Die Sehnsucht nach dem ganz Anderen: Max Horkheimer im Interview mit Helmut Gumnior (1970)
»In einer wirklich freiheitlichen Gesinnung bleibt jener Begriff des Unendlichen als Bewußtsein der Endgültigkeit des irdischen Geschehens und der unabänderlichen Verlassenheit des Menschen erhalten und bewahrt die Gesellschaft vor einem blöden Optimismus, vor dem Aufspreizen ihres eigenen Wissens als einer neuen Religion.«
Diesen Satz schrieb Max Horkheimer vor 35 Jahren im amerikanischen Exil. Er war damals seit über einem Jahr in New York. Noch galt er zu der Zeit als Marxist, als Begründer einer Theorie, die gesellschaftliches Wirken als Produktionsprozeß zu begreifen versuchte, die Philosophie als Kampf und nicht als weltferne Spekulation verstand, die von einer Revolution eine heile Welt, den vernünftigen Zustand der Gesellschaft erwartete.
H.G.: Herr Horkheimer, wie kommt ein Marxist, ein Revolutionär dazu, einen solchen Satz zu schreiben?
MAX HORKHEIMER: Es stimmt, ich war Marxist, ich war Revolutionär. Ich habe nach dem Ersten Weltkrieg begonnen, mich mit Marx zu beschäftigen, weil die Gefahr des Nationalismus offenkundig war.

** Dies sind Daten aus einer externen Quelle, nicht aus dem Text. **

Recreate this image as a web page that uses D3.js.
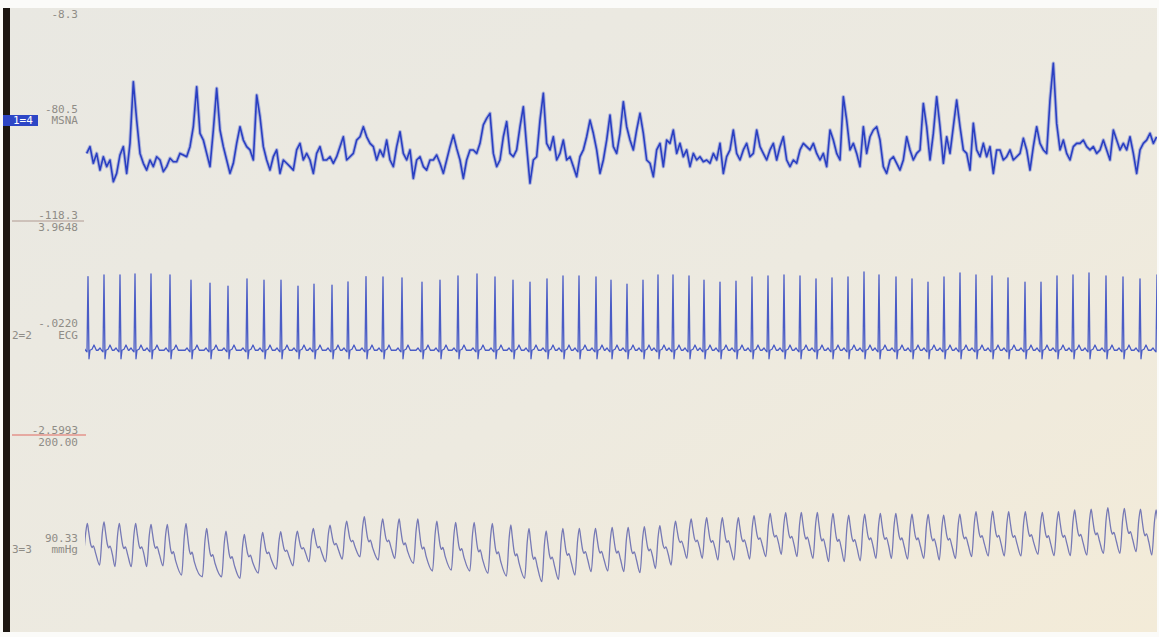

Ich glaubte, nur durch eine Revolution könnte der Nationalsozialismus beseitigt werden und zwar durch eine marxistische Revolution. Mein Marxismus, mein Revolutionärsein war eine Antwort auf die Herrschaft des Totalitären von rechts. Ich hatte aber schon damals Zweifel, ob die von Marx verlangte Solidarität des Proletariats schließlich zu einer richtigen Gesellschaft führen würde.